Some people have to make lists to find out what makes them happy, and then decide once they have written things down in order. Like it is something which can be rationally decided. I think we know, deep down what makes us happy without the list. Some of us need to redress our goals and expectations. Some have to deal with heartache and suffering which puts a barrier between us and it. But those of us who feel it know it. I am lucky that I am happy. Every morning I count my blessings for the people and things that make me so. I do this in my head, rather than out loud, but I find it helps me to set up the day in the right frame. Some people do this at the end of the day. By the close of play my mind is already ensconced in a book, and as I drift off to sleep I am dreaming about what I have just read. I like nothing to interrupt that whiff of the imaginary world I have just left on the pages, now lingering behind my eyes before I lose consciousness, and probably snore. But even though I don't count my blessings at night, I’m always all too aware that things change as quickly and simply when a butterfly flaps its wings somewhere. Happiness is just transitory. Nothing lasts. So I'm grabbing me some now while I've got it.
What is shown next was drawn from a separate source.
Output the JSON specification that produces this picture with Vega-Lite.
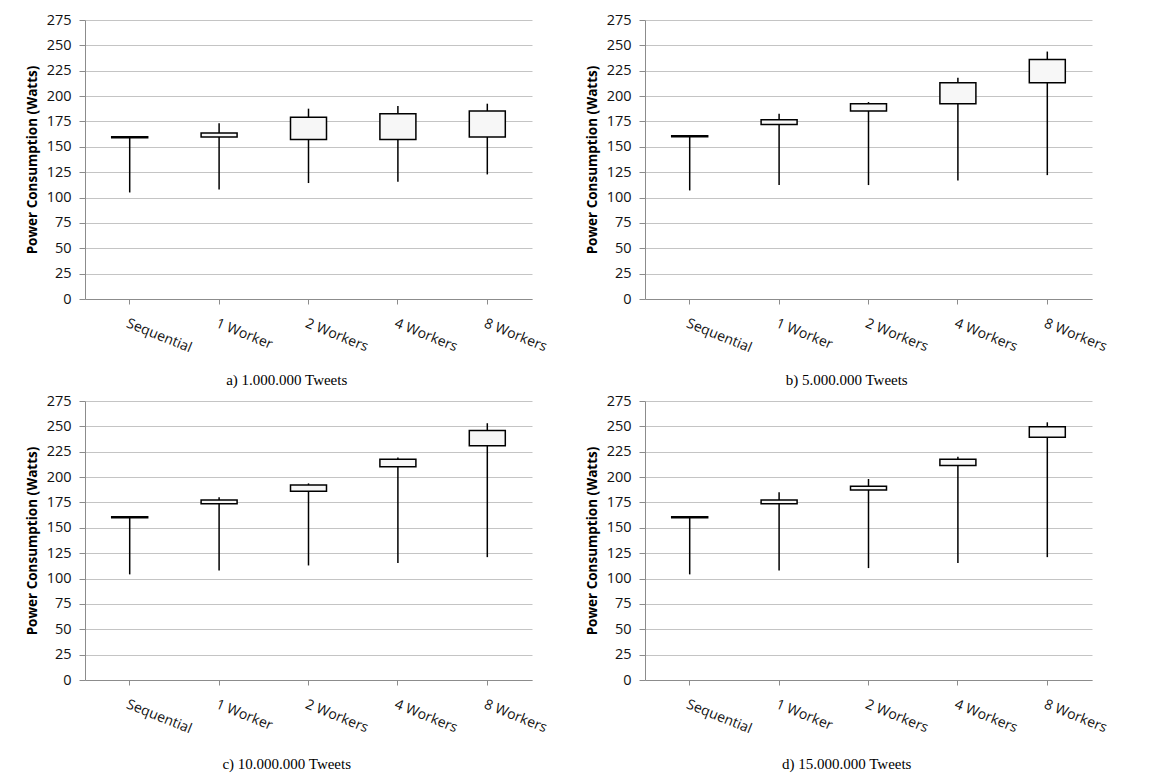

What makes writers happy? Good pencils? A quiet room? Lots of stimulation and crazy people coming into and out of their lives so they have something to write about? Yes, yes, and yes. Writers are perhaps different to other people in that they live by way of observation more than most, constantly looking at the aerial view of each individual situation, listening a little more intently at what is said, why. But we are more similar to the rest of the world than others would give us credit. We just started out trying something, and like many others it grabbed us and now we are hooked. Like the sportsman, musician, dare I say it, even the odd career politician...and they are odd, aren’t they? We become driven by the goal, driven by the process, we are in it, on it, under it. Our obsession with writing that is. But where perhaps the writer can lose their happiness is when they start to consider the reader.
Some writers say just write what you want to write, not what you think others may want to read, or see at the cinema/theatre if you’ve written a script. This is good advice, I concur! Bad advice is to chase the next big thing, the latest trends. Because the risk is, you don’t write with your own voice. You don’t write from the heart, from that truth inside you that burns. If you squish yourself into another genre it might work for a while, but what if it wasn’t really you? And even if you are such a good writer and you manage to pull it off, you risk getting stuck writing stuff you don’t love. It might pay the bills. But we are all dead soon, and you’ll be dead inside before that. And you won't be happy before you die.
The best writers I have know write not just what they know, but what they feel, what creeps up inside them and grabs hold. That’s why it feels like they don’t hold anything back, aren’t afraid of pouring out their heart and soul into a book or script. Ultimately aren’t scared of upsetting people. That’s different from not caring about what people think. It’s just writing what they want to write. So write what you want to write. For only then do the boundaries get broken down, the new ground get trodden. For all the millions of books that have been written, isn’t that the biggest surprise that there are still surprises between the pages? For that to continue we all have to be different and embrace it. It’s what makes us happy. And ironically, the readers.